In the era of modern business, where strengthening of existing businesses and encouraging startups is a GDP must, improving the investment environment is common sense, and compliance should serve the benefit of it all, one should stop and wonder at the sight of what we call “twisted compliance.”
This newly found tool of local authorities designed to increase the budget may also be defined as compliance without logic, created when authorities start to twist the implementation of laws and regulations on business entities for the purpose of collecting monetary fines. So what essentially should be aimed at protecting business entities in a certain market becomes the opposite. Thus, as if the complex administrative environment and legislative parallelism was not enough, businesses in Bosnia and Herzegovina are now facing yet another challenge – whether to comply with this twisted compliance or not.

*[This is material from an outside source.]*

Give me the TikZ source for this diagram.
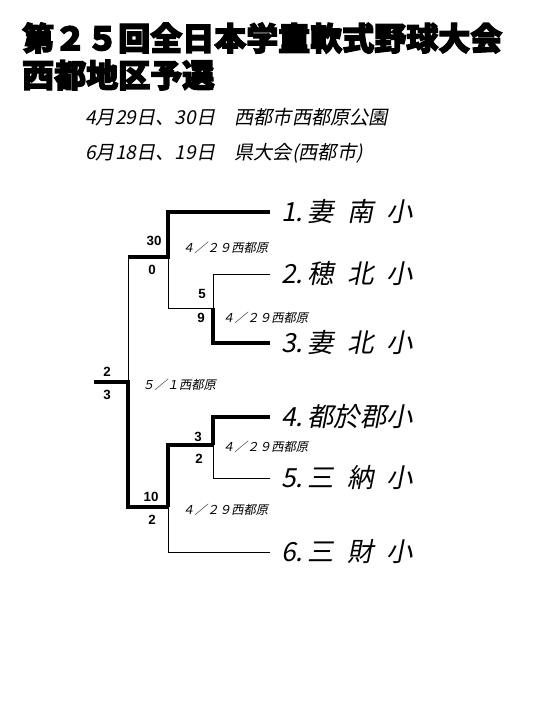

We have all been witnesses to local authorities being unable to understand the specifics of some business or some transaction; however, solutions have been reached with good argument and the sheer persistence of business representatives in the market. What we are seeing now, however, is not a lack of understanding but the obvious and planned imposition of inapplicable duties to business entities, which are thus offered two options: to comply with provisions not designed for them or pay the fine for noncompliance. This threat to legal certainty in the market, and the inevitable growth of the problem, must be dealt with by the entire business and legal community by forcing the judicial system (i.e., misdemeanor courts) to take on a much more serious role beyond its current pale, confirmative, and merits-free behavior, and stop administrative authorities from implementing this twisted compliance.
The most recent example of how twisted compliance works is the vivid activity of the Federal Market Inspection in controlling implementation/compliance with Bosnia & Herzegovina’s Art. 11.6. of the Law on Internal Trade and Art. 2.3. of the Law on Price Control. These two provisions introduced a requirement that business entities involved in retail prepare and maintain two rulebooks: one on sale conditions and one on price forming.
According to Art. 11.6. of the Law on Internal Trade, “the trader is obliged to determine written rules about sales conditions (price, way of payment and handover, beneficiations, etc.) and make them available to the buyer in an appropriate way, as well as abide by the same.” Obviously, the trader has to make the conditions of sale accessible not exclusively “to buyers”, but “to a/any buyer”, in which way the meaning and purpose of this provision is made clear – that a trader is obliged to conduct its business in a transparent way with any buyer. However, it is not obliged to have more buyers and therefore it is not required to have general rules of sale accessible to a wider range of buyers if it does not engage in retail. Wholesaling companies should be therefore exempted from having to adopt a rulebook on sale conditions if adequate provisions are made part of their (for instance) Distribution Agreements.
The second provision, Art. 2.3. of the Law on Price Control, requires that “companies and natural persons … determine rules about the price forming, abide by the determined way of price forming, and display a price list or an individual price at a place visible for the consumers, as well as comply with such displayed price.” The clear mention of consumers in this article should be sufficient to conclude that it refers to retail prices, and is therefore not relevant to wholesalers.
However, even though both of these provisions serve as the legal basis for imposing a duty on retail business entities to maintain a rulebook on sale conditions and a rulebook on price forming, we have seen a number of wholesale business entities being fined for non-compliance with them. And those who have challenged the matter in court have experienced pale, indifferent, and merits-free decisions by the judges, who have taken as stronger evidence any submissions made by the representatives of administrative authorities. Appeals were drafted and second instance courts asked to correct the flaws of their colleagues from lower instances as well – mostly with no success.
In the meantime, the Federal Market Inspection is continuing with its controls of business entities, and some are starting to implement the non-applicable provisions and adopt said rulebooks anyway – i.e., adopting a rulebook on price forming even if there are no consumers to which it would be applicable since the entity is not a retailer. Such formal compliance, or imposition of twisted compliance, cannot be seen as an acceptable solution. New issues and new problems are going to arise out of this, as the formal introduction of essentially unnecessary acts such as these rulebooks have, among other things, generated competition issues.
Indeed, the price forming for wholesale entities is now colliding with the simplified and inapplicable rulebook on sale conditions and rulebook on price forming created for retail business. However, that would be yet another topic and our word count has just elapsed.